The club, perhaps the best known in Istanbul, was also famous for its expensive cocktails and restaurant menu, as well as its strict entry policy. Names such as the Galatasaray soccer club’s German striker Lukas Podolski or U2 frontman Bono could be guaranteed the best service.

Intolerant view

s Even more troubling is the spread of extremist and intolerant views towards non-Islamic holidays, such as New Year’s Eve, that has been growing among conservative sections of Turkish society under the ruling AK Party.

Posters and banners depicting Santa Claus being punched by a skullcap-wearing man and slogans denouncing Christmas and New Year’s Eve celebrations – the latter a major event in Turkey when gifts are exchanged by secular or western-minded Turks – are evident in traditional parts of Istanbul and elsewhere across Turkey.

Some blame – and many acclaim – Turkey's president Recep Tayyip Erdogan for giving a political identity to the millions of conservative Turks who make up a large swathe of society.
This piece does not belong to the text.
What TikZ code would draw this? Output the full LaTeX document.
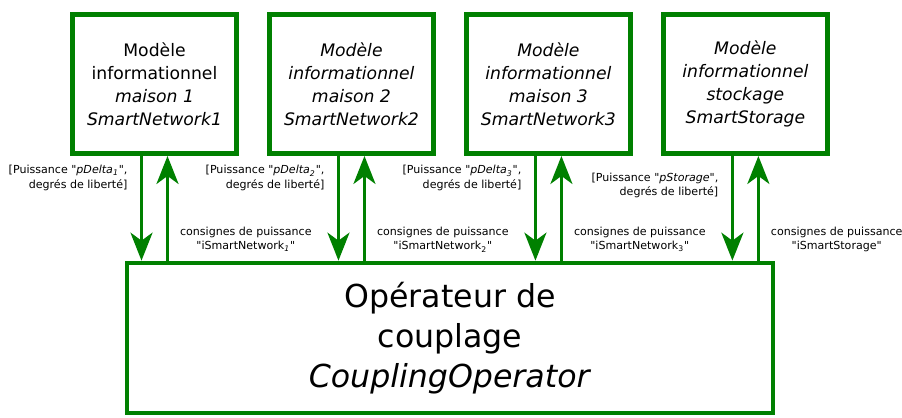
\documentclass[tikz,border=0pt]{standalone}
\usepackage{fontspec}
\setmainfont{DejaVu Sans}[Ligatures=TeXOff]
\usetikzlibrary{arrows.meta}
\definecolor{vert}{RGB}{0,128,0}

\begin{document}
\begin{tikzpicture}[x=0.02cm, y=-0.02cm, node distance=3.94cm,
 model/.style={draw=vert, line width=2.8pt, minimum width=3.28cm, minimum height=2.78cm,
   align=center, font=\fontsize{9.8}{13}\selectfont},
 operator/.style={draw=vert, line width=2.7pt, minimum width=12.92cm, minimum height=3cm,
   align=center, font=\fontsize{18}{22.8}\selectfont},
 flow/.style={draw=vert, line width=1.8pt, -{Stealth[length=0.56cm, width=0.44cm, inset=0.16cm]}},
 lab/.style={font=\fontsize{6.3}{8}\selectfont, inner sep=0pt}]

 \useasboundingbox (0,0) rectangle (902,417);

 \node[model] (m1) at (154.5,84) {Modèle\\informationnel\\\textit{maison 1}\\\textit{SmartNetwork1}};
 \node[model] (m2) [right of=m1] {\textit{Modèle}\\\textit{informationnel}\\\textit{maison 2}\\\textit{SmartNetwork2}};
 \node[model] (m3) [right of=m2] {\textit{Modèle}\\\textit{informationnel}\\\textit{maison 3}\\\textit{SmartNetwork3}};
 \node[model] (m4) [right of=m3] {\textit{Modèle}\\\textit{informationnel}\\\textit{stockage}\\\textit{SmartStorage}};
 \node[operator] (op) at (450,338) {Opérateur de\\couplage\\\textit{CouplingOperator}};

 % flux montants et descendants
 \foreach \m/\pa/\ps/\is in {m1/0.21/pDelta\textsubscript{1}/iSmartNetwork\textsubscript{\textit{1}},
   m2/0.21/pDelta\textsubscript{2}/iSmartNetwork\textsubscript{2},
   m3/0.21/pDelta\textsubscript{3}/iSmartNetwork\textsubscript{3},
   m4/0.28/pStorage/iSmartStorage} {
   \draw[flow] ([xshift=-0.26cm]\m.south) -- ([xshift=-0.26cm]\m.south |- op.north)
     node[lab, pos=\pa, left=0.25cm, align=right] {[Puissance "\textit{\ps}",\\degrés de liberté]};
   \draw[flow] ([xshift=0.26cm]\m.south |- op.north) -- ([xshift=0.26cm]\m.south)
     node[lab, pos=0.2, right=0.22cm, align=center] {consignes de puissance\\"\is"};
 }
\end{tikzpicture}
\end{document}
He has regularly used religious rhetoric in his speeches and is seen as the vanguard of Islam in Turkey.

With Turkey already divided along Kurdish and Turkish lines by a war centred on a political struggle that has taken thousands of civilian, security and separatist lives since July 2015, the division of the country’s liberal and conservative elements is one it can ill afford to fuel.

Turkey was founded as a secular, western-looking state from the ashes of the Ottoman empire almost a century ago, an identity that has been forged into the nation’s collective consciousness for generations, despite attempts by contemporary leaders to change that.

Whether or not the carnage at the Reina nightclub may be the latest example of such divisions remains to be seen; what does not remain to be seen is that Turkey is undergoing changes no one seems capable of reeling in.